Like many in my role I have always have my fair share of students refusing to perform to the class or asking to show ‘just me’ at break. My common practice is to stick to my guns, kindly acknowledging students anxieties but giving an appropriate insistence towards performance. Body language, placement of the performer in the room and firm but kind expectations from the teacher can help to encourage the younger performer through an anxious situation towards performance and the opportunity to celebrate their achievements. Obviously it goes without saying that for some this would be inappropriate and knowing the students is key.

But since returning to these kinds of projects, performing in front of the class appears to have become a lost habit at key stage 3, I have had countless students this year becoming incredibly anxious about doing it and pushing back with genuine and valid stress about the situation. It is going to take time to grow the experience back to being normal and is all part of re-establishing the rituals and habits of the music classroom. On unpicking this with some students one of the main barriers seems to be the pressure of the ‘one shot’ nature of the performance and the fear that an assessment moment hangs on the performance. Students are anxious that they will not play their music perfectly and will therefore ‘fail’ the assessment. There is much to unpick here.
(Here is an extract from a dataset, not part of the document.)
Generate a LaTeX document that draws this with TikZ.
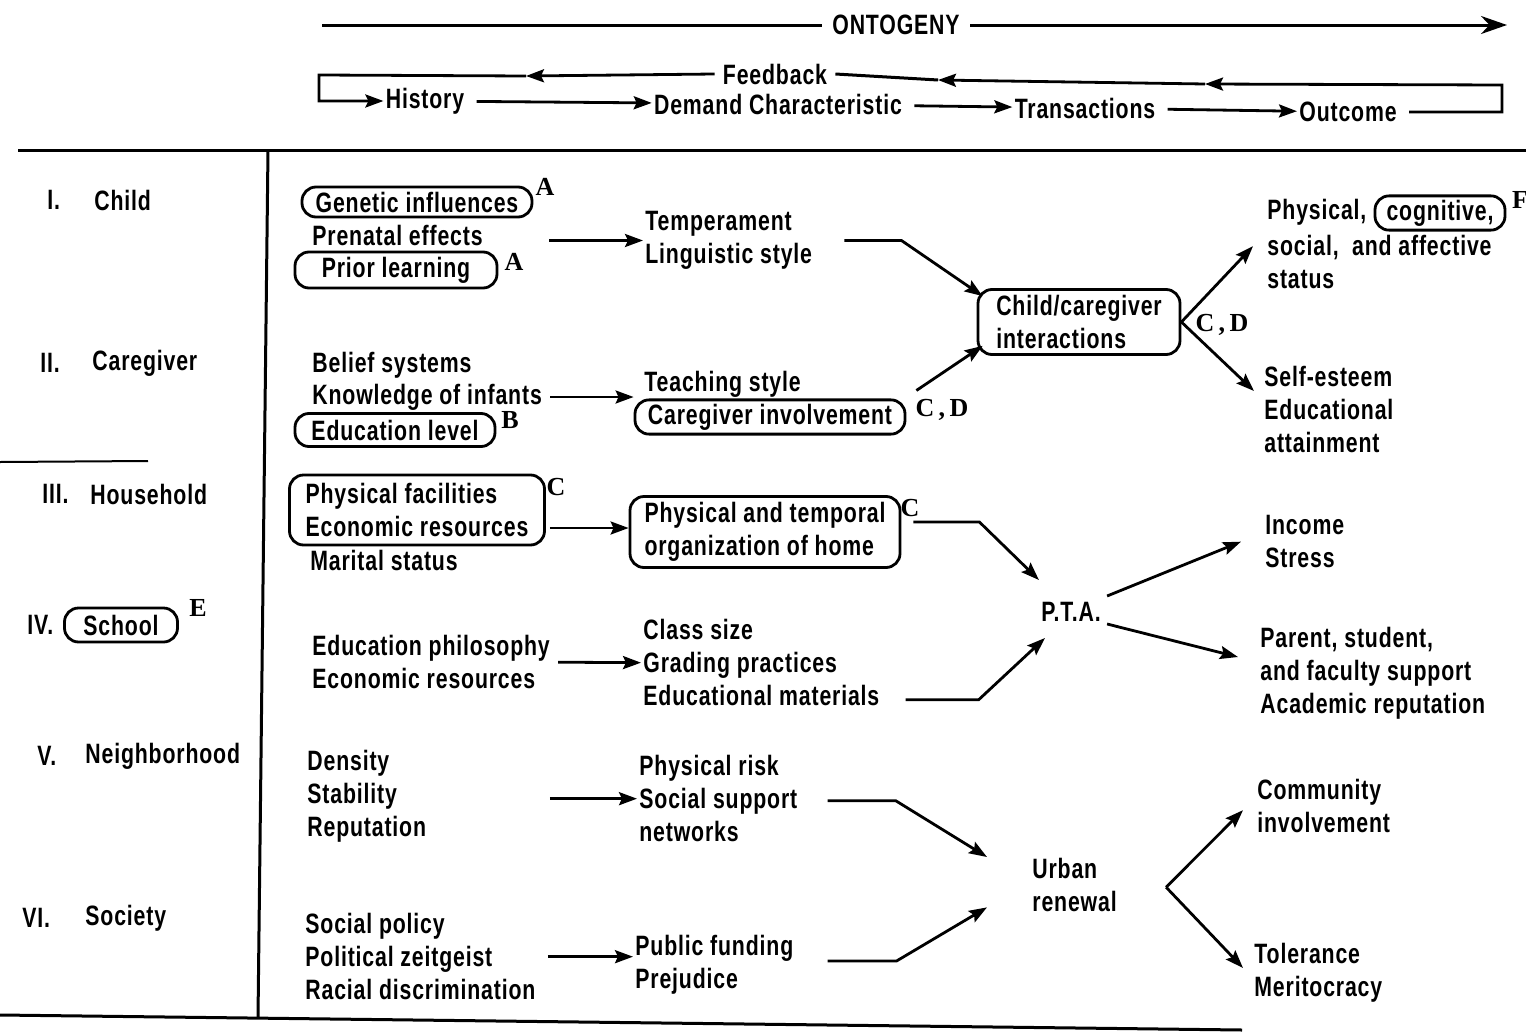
\documentclass[tikz,border=0pt]{standalone}
\usepackage{fontspec}
\setmainfont{Liberation Sans}[UprightFont={* Bold}, FakeStretch=0.76, LetterSpace=3]
\newfontfamily\letterfont{Liberation Serif}
\usetikzlibrary{arrows.meta, positioning, calc}

\newcommand{\dfont}{\fontsize{14}{16.5}\selectfont}
\newcommand{\lfont}{\letterfont\bfseries\fontsize{13}{15}\selectfont}

\begin{document}
\begin{tikzpicture}[
  x=0.5pt, y=-0.5pt,
  txt/.style={font=\dfont, inner sep=1pt, anchor=west, align=left},
  grp/.style={txt, anchor=north west},
  bx/.style={font=\dfont, draw, line width=1.4pt, rounded corners=7pt, inner sep=2pt, align=left},
  lt/.style={font=\lfont, inner sep=0pt},
  arr/.style={-{Stealth[length=9pt, width=6.5pt, inset=1.5pt]}, line width=1.4pt},
  rule/.style={line width=1.5pt}
]
\useasboundingbox (0,0) rectangle (1526,1033);

% frame lines
\draw[rule] (18,150) -- (1526,150);
\draw[rule] (268,150) -- (258,1018);
\draw[rule] (0,1015) -- (1242,1030);
\draw[line width=1pt] (0,462) -- (148,461);

% ontogeny
\node[txt, anchor=center, inner xsep=5pt] (ont) at (896,25) {ONTOGENY};
\coordinate (ontL) at (322,25);
\coordinate (ontR) at (1507,25);
\draw[rule] (ontL) -- (ont.west);
\draw[rule, -{Stealth[length=13pt, width=9pt]}] (ont.east) -- (ontR);

% sequence and feedback
\node[txt, anchor=center] (hist) at (425,101) {History};
\node[txt, anchor=center] (dem) at (778,104) {Demand Characteristic};
\node[txt, anchor=center] (tra) at (1085,108) {Transactions};
\node[txt, anchor=center] (outc) at (1348,112) {Outcome};
\draw[arr, shorten <=5pt] (hist) -- (dem);
\draw[arr, shorten <=5pt] (dem) -- (tra);
\draw[arr, shorten <=5pt] (tra) -- (outc);

\node[txt, anchor=center, inner xsep=4pt] (fb) at (775,74) {Feedback};
\coordinate (fbR) at (1502,85);
\coordinate (fb1) at (1205,84);
\coordinate (fb2) at (938,80);
\coordinate (fb3) at (526,76);
\coordinate (fbL) at (319,75);
\draw[arr, shorten <=5pt] (outc.east) -- (outc.east -| fbR) -- (fbR) -- (fb1);
\draw[arr] (fb1) -- (fb2);
\draw[rule] (fb2) -- (fb.east);
\draw[arr] (fb.west) -- (fb3);
\draw[arr] (fb3) -- (fbL) -- (fbL |- hist) -- (hist.west);

% levels
\node[txt] (r1) at (45,200) {I.};
\node[txt] (lchild) at (92,200) {Child};
\node[txt] (r2) at (38,363) {II.};
\node[txt] (lcare) at (90,363) {Caregiver};
\node[txt] (r3) at (40,494) {III.};
\node[txt] (lhouse) at (88,494) {Household};
\node[txt] (r4) at (25,625) {IV.};
\node[bx, minimum width=56.5pt, minimum height=17pt] (lschool) at (121,625) {School};
\node[lt] (lschoolE) at (198,608) {E};
\node[txt] (r5) at (35,756) {V.};
\node[txt] (lneigh) at (83,756) {Neighborhood};
\node[txt] (r6) at (20,918) {VI.};
\node[txt] (lsoc) at (83,918) {Society};

% history
\node[bx, minimum width=115pt, minimum height=15pt] (gen) at (417,202) {Genetic influences};
\node[lt] (genA) at (545,187) {A};
\node[txt] (pre) at (310,235) {Prenatal effects};
\node[bx, minimum width=101pt, minimum height=18pt] (pri) at (396,270) {Prior learning};
\node[lt] (priA) at (514,262) {A};
\node[txt] (bel) at (310,365) {Belief systems};
\node[txt] (kno) at (310,397) {Knowledge of infants};
\node[bx, minimum width=100pt, minimum height=16.5pt] (edu) at (395,430) {Education level};
\node[lt] (eduB) at (510,420) {B};
\node[bx, minimum width=127.5pt, minimum height=35pt] (hh) at (417,510) {Physical facilities\\Economic resources};
\node[lt] (hhC) at (556,487) {C};
\node[txt] (mar) at (308,560) {Marital status};
\node[grp] (sch) at (310,633) {Education philosophy\\Economic resources};
\node[grp] (nbh) at (305,748) {Density\\Stability\\Reputation};
\node[grp] (soc) at (303,911) {Social policy\\Political zeitgeist\\Racial discrimination};

% demand characteristics
\node[grp] (tmp) at (643,209) {Temperament\\Linguistic style};
\node[txt] (tea) at (642,384) {Teaching style};
\node[bx, minimum width=135pt, minimum height=16.5pt] (inv) at (770,417) {Caregiver involvement};
\node[lt] (invCD) at (942,410) {C\,,\,D};
\node[bx, minimum width=135pt, minimum height=35.5pt] (org) at (765,532) {Physical and temporal\\organization of home};
\node[lt] (orgC) at (910,508) {C};
\node[grp] (cls) at (641,617) {Class size\\Grading practices\\Educational materials};
\node[grp] (phr) at (637,753) {Physical risk\\Social support\\networks};
\node[grp] (pub) at (633,933) {Public funding\\Prejudice};

% transactions
\node[bx, minimum width=101pt, minimum height=32.5pt] (cci) at (1079,322) {Child/caregiver\\interactions};
\node[lt] (cciCD) at (1222,325) {C\,,\,D};
\node[txt, anchor=center] (pta) at (1071,612) {P.T.A.};
\node[grp] (urb) at (1030,856) {Urban\\renewal};

% outcomes
\node[txt] (phys) at (1265,212) {Physical,};
\node[bx, minimum width=65pt, minimum height=15pt] (cog) at (1440,213) {cognitive,};
\node[lt] (cogF) at (1520,200) {F};
\node[grp] (aff) at (1265,233) {social,~~and affective\\status};
\node[grp] (se) at (1262,364) {Self-esteem\\Educational\\attainment};
\node[grp] (inc) at (1263,513) {Income\\Stress};
\node[grp] (par) at (1258,625) {Parent, student,\\and faculty support\\Academic reputation};
\node[grp] (com) at (1255,777) {Community\\involvement};
\node[grp] (tol) at (1252,941) {Tolerance\\Meritocracy};

% history -> demand
\draw[arr] ($(gen.east |- tmp.west)+(16,0)$) -- (tmp.west);
\draw[arr] ($(kno.east)+(6,0)$) -- (kno.east -| inv.west);
\draw[arr] ($(hh.east)+(4,18)$) -- ($(hh.east -| org.west)+(0,18)$);
\draw[arr] ($(sch.east)+(6,0)$) -- (cls.west);
\draw[arr] ($(soc.east |- phr.west)+(12,0)$) -- (phr.west);
\draw[arr] ($(soc.east)+(10,0)$) -- (soc.east -| pub.west);

% demand -> transactions
\draw[arr] ($(tmp.east)+(30,0)$) -- ++(57,0) -- ($(cci.north west)+(6,8)$);
\draw[arr] ($(inv.north east)+(10,-8)$) -- ($(cci.south west)+(6,-10)$);
\draw[arr] ($(org.east)+(12,-10)$) -- ++(66,0) -- ($(pta.north west)+(0,-20)$);
\draw[arr] ($(cls.east)+(24,37)$) -- ++(73,0) -- ($(pta.south west)+(6,14)$);
\draw[arr] ($(phr.east)+(28,2)$) -- ++(68,0) -- ($(urb.north west)+(-43,1)$);
\draw[arr] ($(pub.east)+(32,-4)$) -- ++(69,0) -- ($(urb.south west)+(-43,-7)$);

% transactions -> outcomes
\draw[arr] (cci.east) -- ($(aff.west)+(-12,-16)$);
\draw[arr] (cci.east) -- ($(se.north west)+(-8,27)$);
\draw[arr] ($(pta.east)+(4,-16)$) -- ($(inc.west)+(-22,0)$);
\draw[arr] ($(pta.east)+(4,12)$) -- ($(par.north west)+(-20,32)$);
\coordinate (uvx) at ($(urb.east)+(47,2)$);
\draw[arr] (uvx) -- ($(com.west)+(-12,4)$);
\draw[arr] (uvx) -- ($(tol.west)+(-9,-5)$);
\end{tikzpicture}
\end{document}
In my music classroom a key stage 3 music assessment is not (usually) solely based around assessment of perfection and accuracy. We assess composition, improvisation, quality and development ideas (our schemes of work have a number of core skills we are assessing each time and these skills are shared with students) Therefore performance is a tool in communicating the work, not the centre of the assessment. I have been talking this through with my students a lot recently in the hope that it places the moment into context. I explain that watching an exceptional moment of ensemble work or composition during a rehearsal can tell me so much more than a seemingly flawless performance that maybe hasn’t progressed in a few lessons beyond playability.

I think moving forward I plan to continue doing as much performance in class as possible and also removing the pressure of having a ‘final product’ from their shoulders. In terms of assessments I genuinely find I get much of the evidence I need from in class rehearsals and watching students communicating and improving within these rehearsals. It is about being as explicit as possible with what I value and what I am looking for. Which leads me to question – how important is a final product anyway?